**Material for the task:**
^^^^

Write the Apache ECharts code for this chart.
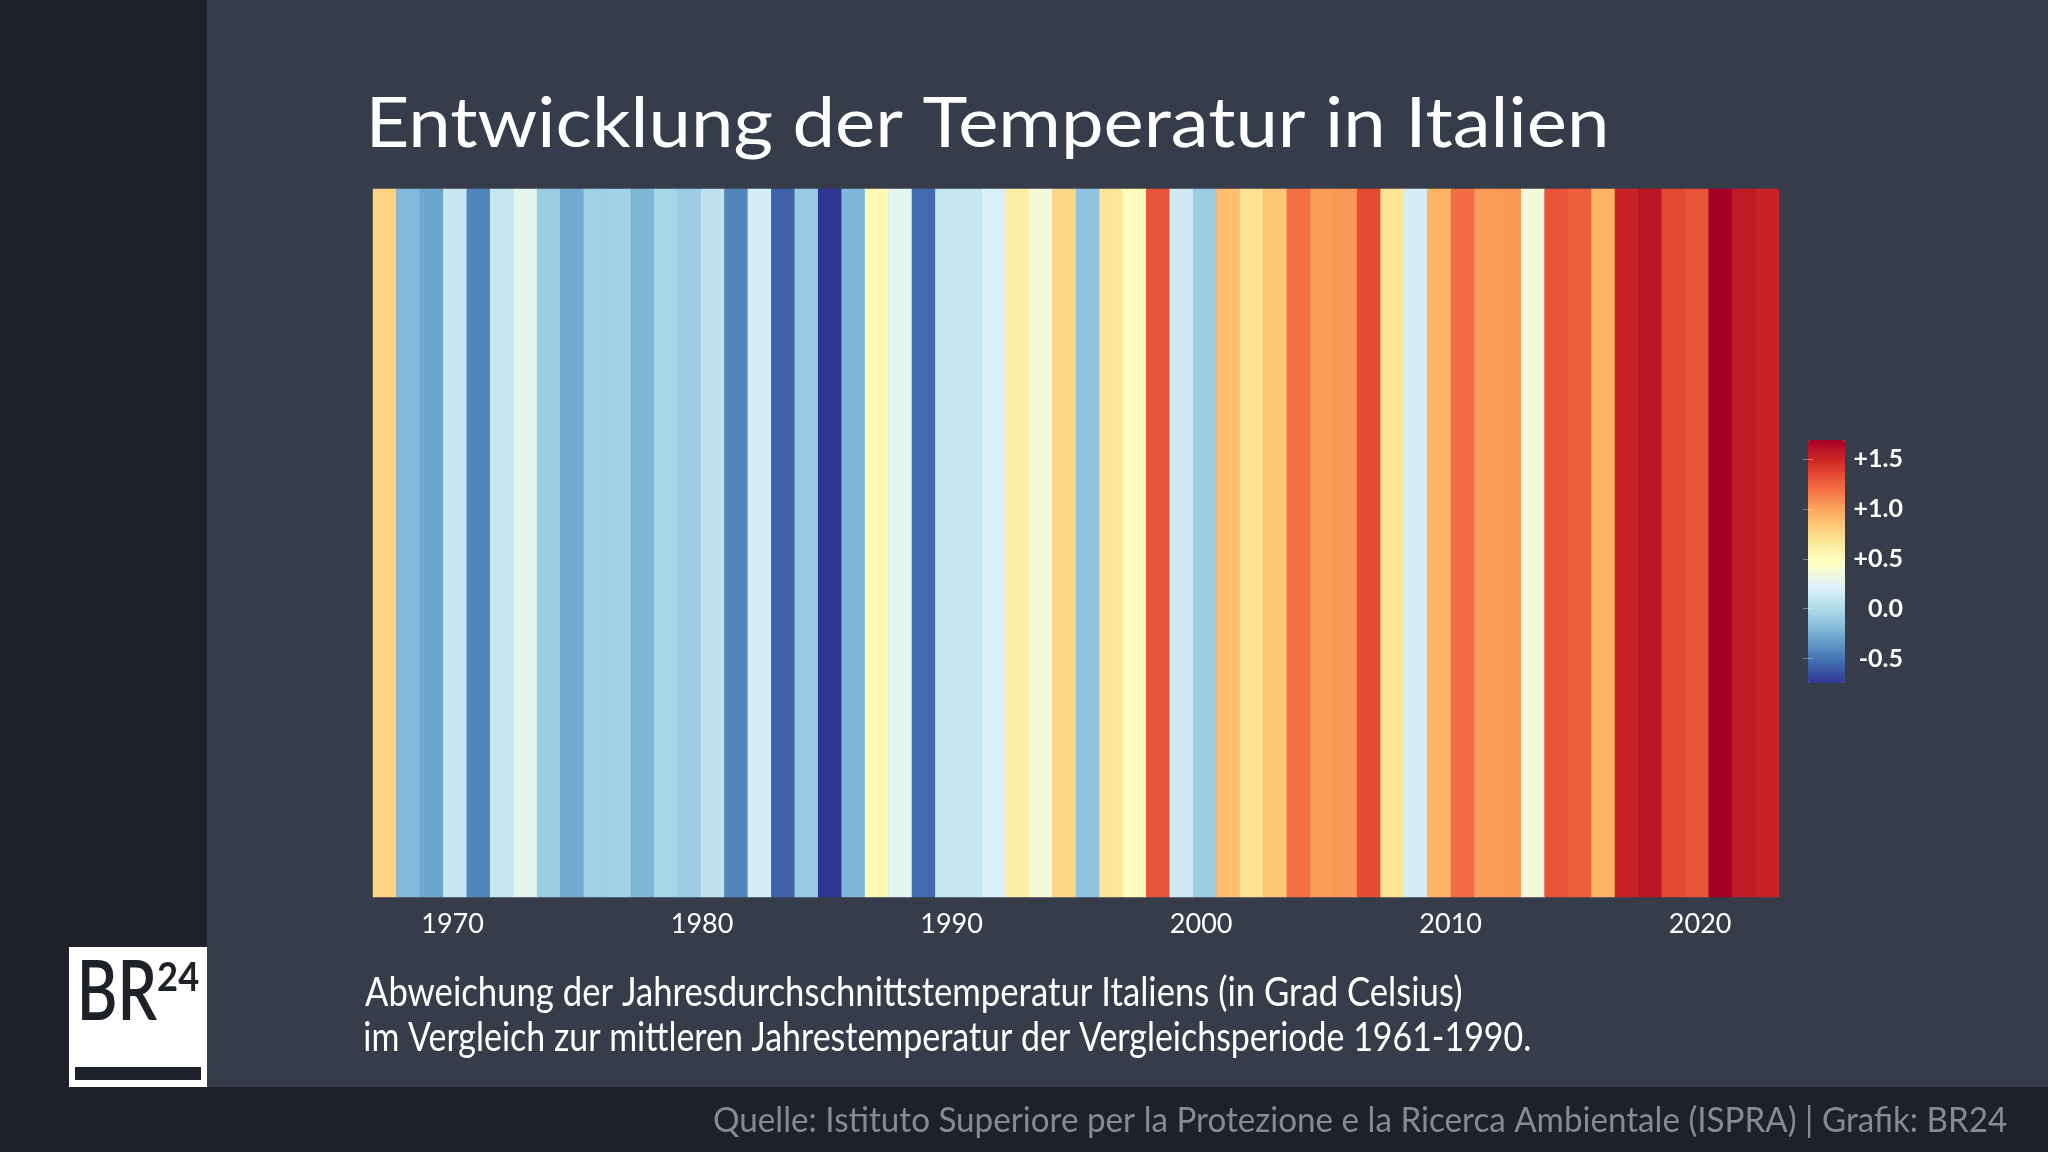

^^^^

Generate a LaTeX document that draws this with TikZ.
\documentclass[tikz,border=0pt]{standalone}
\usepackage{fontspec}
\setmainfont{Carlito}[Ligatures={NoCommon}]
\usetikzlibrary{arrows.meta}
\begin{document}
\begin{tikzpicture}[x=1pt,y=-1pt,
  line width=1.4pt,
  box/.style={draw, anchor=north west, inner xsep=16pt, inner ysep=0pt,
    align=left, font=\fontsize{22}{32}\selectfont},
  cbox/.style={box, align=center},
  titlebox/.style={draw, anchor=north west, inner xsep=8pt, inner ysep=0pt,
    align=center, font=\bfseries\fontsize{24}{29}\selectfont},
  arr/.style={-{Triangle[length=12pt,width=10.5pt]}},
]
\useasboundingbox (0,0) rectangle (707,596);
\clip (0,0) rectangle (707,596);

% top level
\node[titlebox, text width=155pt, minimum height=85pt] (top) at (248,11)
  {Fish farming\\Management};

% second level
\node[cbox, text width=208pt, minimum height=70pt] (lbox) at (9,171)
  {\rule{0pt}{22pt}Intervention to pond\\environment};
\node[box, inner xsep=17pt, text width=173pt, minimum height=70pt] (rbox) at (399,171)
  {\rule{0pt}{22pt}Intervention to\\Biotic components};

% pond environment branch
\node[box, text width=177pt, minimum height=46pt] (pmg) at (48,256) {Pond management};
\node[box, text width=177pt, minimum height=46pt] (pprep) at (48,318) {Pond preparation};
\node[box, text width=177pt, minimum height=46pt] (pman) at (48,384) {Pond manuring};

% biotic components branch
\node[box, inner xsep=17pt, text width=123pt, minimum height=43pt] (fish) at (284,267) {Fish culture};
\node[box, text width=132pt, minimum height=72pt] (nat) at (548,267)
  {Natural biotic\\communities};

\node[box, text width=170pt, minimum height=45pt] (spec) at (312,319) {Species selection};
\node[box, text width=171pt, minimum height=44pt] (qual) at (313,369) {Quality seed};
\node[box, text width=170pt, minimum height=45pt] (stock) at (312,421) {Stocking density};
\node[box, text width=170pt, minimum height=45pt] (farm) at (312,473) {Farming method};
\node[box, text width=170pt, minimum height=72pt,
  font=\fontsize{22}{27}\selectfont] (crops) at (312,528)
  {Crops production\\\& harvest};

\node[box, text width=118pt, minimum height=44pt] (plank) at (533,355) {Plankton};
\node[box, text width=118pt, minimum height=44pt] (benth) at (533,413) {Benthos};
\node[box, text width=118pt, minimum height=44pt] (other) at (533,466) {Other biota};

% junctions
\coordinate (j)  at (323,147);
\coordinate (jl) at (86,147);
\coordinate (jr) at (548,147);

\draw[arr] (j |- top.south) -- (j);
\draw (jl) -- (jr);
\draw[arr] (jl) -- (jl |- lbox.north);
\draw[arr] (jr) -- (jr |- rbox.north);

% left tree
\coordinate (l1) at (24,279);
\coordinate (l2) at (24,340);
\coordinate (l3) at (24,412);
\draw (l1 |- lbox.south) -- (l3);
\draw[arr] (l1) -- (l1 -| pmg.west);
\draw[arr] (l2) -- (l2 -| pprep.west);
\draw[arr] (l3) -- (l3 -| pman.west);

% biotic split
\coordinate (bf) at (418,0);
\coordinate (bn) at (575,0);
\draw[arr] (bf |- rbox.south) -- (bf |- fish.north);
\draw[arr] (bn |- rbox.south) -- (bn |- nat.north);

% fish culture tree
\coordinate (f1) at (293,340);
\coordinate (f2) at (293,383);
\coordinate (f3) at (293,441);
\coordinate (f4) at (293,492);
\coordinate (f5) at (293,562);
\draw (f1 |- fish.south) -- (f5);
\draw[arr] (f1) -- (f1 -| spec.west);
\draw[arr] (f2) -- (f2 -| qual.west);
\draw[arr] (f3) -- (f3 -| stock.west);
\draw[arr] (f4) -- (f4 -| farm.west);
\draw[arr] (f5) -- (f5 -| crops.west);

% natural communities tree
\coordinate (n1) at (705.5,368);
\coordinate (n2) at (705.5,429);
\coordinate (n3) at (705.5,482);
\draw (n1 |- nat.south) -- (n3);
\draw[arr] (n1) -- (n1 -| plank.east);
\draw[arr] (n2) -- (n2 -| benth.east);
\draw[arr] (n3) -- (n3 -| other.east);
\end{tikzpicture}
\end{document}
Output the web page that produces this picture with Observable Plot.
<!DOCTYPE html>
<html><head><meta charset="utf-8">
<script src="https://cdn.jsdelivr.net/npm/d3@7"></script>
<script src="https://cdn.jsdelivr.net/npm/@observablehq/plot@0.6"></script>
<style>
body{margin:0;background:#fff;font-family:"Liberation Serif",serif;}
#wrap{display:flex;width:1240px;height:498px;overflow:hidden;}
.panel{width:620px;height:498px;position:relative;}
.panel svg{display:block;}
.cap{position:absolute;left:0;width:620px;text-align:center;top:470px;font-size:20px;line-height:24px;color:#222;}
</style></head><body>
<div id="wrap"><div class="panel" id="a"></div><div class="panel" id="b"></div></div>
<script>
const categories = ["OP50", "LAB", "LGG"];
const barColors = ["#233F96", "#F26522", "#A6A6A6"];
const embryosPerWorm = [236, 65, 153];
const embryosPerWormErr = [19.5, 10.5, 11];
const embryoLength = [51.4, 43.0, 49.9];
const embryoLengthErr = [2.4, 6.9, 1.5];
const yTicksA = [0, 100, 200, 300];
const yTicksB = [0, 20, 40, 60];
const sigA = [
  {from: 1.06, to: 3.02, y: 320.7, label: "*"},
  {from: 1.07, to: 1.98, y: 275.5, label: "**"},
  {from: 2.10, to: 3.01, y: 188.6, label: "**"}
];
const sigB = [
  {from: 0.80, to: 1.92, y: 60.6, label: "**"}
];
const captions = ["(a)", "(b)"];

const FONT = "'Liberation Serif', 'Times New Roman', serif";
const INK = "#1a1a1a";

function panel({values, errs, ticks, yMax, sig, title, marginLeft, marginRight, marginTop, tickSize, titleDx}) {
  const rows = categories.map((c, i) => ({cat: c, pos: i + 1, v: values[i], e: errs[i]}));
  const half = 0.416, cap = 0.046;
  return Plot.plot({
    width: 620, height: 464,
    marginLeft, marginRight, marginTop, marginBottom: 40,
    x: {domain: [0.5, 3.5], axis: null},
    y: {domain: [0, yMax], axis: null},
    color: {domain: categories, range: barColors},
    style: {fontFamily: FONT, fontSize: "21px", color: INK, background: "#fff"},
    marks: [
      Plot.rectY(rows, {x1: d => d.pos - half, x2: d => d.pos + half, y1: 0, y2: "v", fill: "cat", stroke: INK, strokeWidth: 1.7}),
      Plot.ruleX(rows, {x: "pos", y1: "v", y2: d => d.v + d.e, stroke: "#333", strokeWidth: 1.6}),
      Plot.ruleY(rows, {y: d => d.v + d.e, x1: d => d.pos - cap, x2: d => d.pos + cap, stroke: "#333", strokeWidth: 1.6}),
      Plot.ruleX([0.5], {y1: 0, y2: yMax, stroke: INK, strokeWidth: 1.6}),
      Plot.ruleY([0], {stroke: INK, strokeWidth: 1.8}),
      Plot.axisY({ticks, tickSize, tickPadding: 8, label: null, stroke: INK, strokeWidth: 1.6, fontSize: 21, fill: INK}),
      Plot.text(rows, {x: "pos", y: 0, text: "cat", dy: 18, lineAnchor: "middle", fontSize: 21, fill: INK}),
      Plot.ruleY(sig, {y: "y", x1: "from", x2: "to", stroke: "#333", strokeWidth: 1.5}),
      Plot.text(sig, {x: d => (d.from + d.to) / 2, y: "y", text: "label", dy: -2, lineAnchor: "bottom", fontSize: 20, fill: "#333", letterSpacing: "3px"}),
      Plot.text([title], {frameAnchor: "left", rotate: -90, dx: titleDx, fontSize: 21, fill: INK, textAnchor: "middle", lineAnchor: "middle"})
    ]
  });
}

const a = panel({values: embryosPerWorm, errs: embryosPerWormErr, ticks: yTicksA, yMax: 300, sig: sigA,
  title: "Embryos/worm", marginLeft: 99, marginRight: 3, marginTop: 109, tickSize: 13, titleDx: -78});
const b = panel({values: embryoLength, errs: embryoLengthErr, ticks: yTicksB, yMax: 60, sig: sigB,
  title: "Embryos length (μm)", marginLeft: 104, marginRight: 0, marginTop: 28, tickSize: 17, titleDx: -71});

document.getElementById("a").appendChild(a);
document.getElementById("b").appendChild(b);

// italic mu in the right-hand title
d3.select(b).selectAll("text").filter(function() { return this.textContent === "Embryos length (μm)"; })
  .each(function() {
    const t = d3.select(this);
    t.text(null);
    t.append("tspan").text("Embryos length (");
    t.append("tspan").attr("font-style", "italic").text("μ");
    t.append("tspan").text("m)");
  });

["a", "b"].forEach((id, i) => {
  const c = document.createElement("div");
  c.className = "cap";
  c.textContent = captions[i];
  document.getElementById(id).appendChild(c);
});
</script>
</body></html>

^^^^

**Written exercise:** From the listing above, copy every line that includes the word "this".

**Final result:**
Write the Apache ECharts code for this chart.
Generate a LaTeX document that draws this with TikZ.
Output the web page that produces this picture with Observable Plot.
d3.select(b).selectAll("text").filter(function() { return this.textContent === "Embryos length (μm)"; })
    const t = d3.select(this);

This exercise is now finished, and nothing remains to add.